Des instruments vivants et pénalement responsables
La condition des esclaves relève d’une situation juridique ambiguë. Biens meubles vendus comme vil bétail, ils n’ont pas de réelle existence civile mais sont malgré tout réputés responsables de leurs faits s’ils sont convaincus d’une infraction pénale. L’idée qu’ils puissent témoigner inspire de la réticence à la société esclavagiste (on se rappellera en comparaison l’horreur qu’inspire à la Magna Carta de 1215 la perspective du témoignage d’une femme). Il n’empêche : la difficulté d’obtenir des informations en l’absence de témoins libres oblige les juridictions compétentes à utiliser des témoignages d’esclaves. Dans ces cas précis, hommes et femmes sont censés parler « libres et sans fer », selon l’expression judiciaire en usage. Leurs récits sont filtrés par des greffiers dont l’accès aux langues pratiquées par les sociétés coloniales n’est pas toujours d’égale qualité selon qu’ils sont créoles ou de la métropole coloniale. Les témoignages sont archivés par la justice et parfois retranscrits avec une sélectivité pas toujours neutre par les journaux locaux. Les extraits présentés ici sont souvent relativement cours et pourront être utilisés à des fins pédagogiques par l’insertion d’une série d’extraits dans des documents pédagogiques dont la richesse et la complexité pourra varier selon qu’on enseigne en primaire, au collège ou au lycée. On regrettera cependant que la décision pertinente d’ajouter quelques cartes simples permettant de situer les Antilles françaises et la Réunion aux différentes échelles, ait conduit à présenter Martinique et Guadeloupe en tenant judicieusement (pour une fois) compte de la distance qui les sépare mais … sans qu’apparaisse la Dominique, située entre les deux premières et leur offrant un espace de marronnage après 1833.

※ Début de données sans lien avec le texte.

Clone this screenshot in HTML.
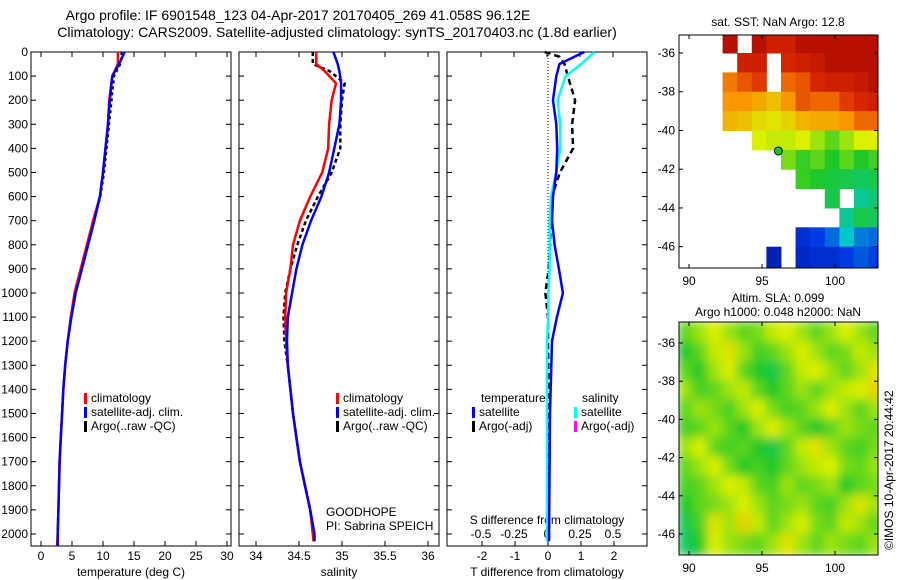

Ni totalement aliénés, ni rebelles permanents
S’exprimant en créole mais retranscrit en français par le greffier ou un traducteur et jouant parfois des malentendus de traduction, l’esclave ouvre une fenêtre sur son quotidien, même, voire surtout, lorsqu’il s’agit des faits divers les plus ordinaires. Il livre ainsi sa propre vision du maître et, s’il est vrai, que la condamnation philosophique de l’esclavage exclut qu’il puisse y avoir de bons maîtres, l’esclave semble pourtant admettre à la barre qu’il y en ait et intériorise le système en déclarant que certains des châtiments peuvent être mérités. Il fallait avoir le courage de constater cela contre la construction de l’image romantique d’un esclave-rebelle capable d’échapper à tout pouvoir social en récusant d’emblée le seul cadre normatif qu’il ait toujours connu s’il est créole. Contre deux stéréotypes historiographiques. Gilda Gonfier, Frédéric Régent et Bruno Maillard montrent d’ailleurs que l’esclave n’est pas un rebelle permanent rêvant à chaque instant de détruire la société coloniale mais un être humain tentant de s’accommoder du cadre qui est son seul horizon. Il n’est pas non plus l’être totalement aliéné et soumis par le système qu’on a souvent décrit. Rappelant l’ambiguïté de la relation maître-esclave-État, dans laquelle le troisième est censé protéger chacun des deux autres de la terreur qu’ils s’inspirent mutuellement, les auteurs concluent de ces paroles d’esclaves qu’elles nous renvoient avant tout à leur humanité.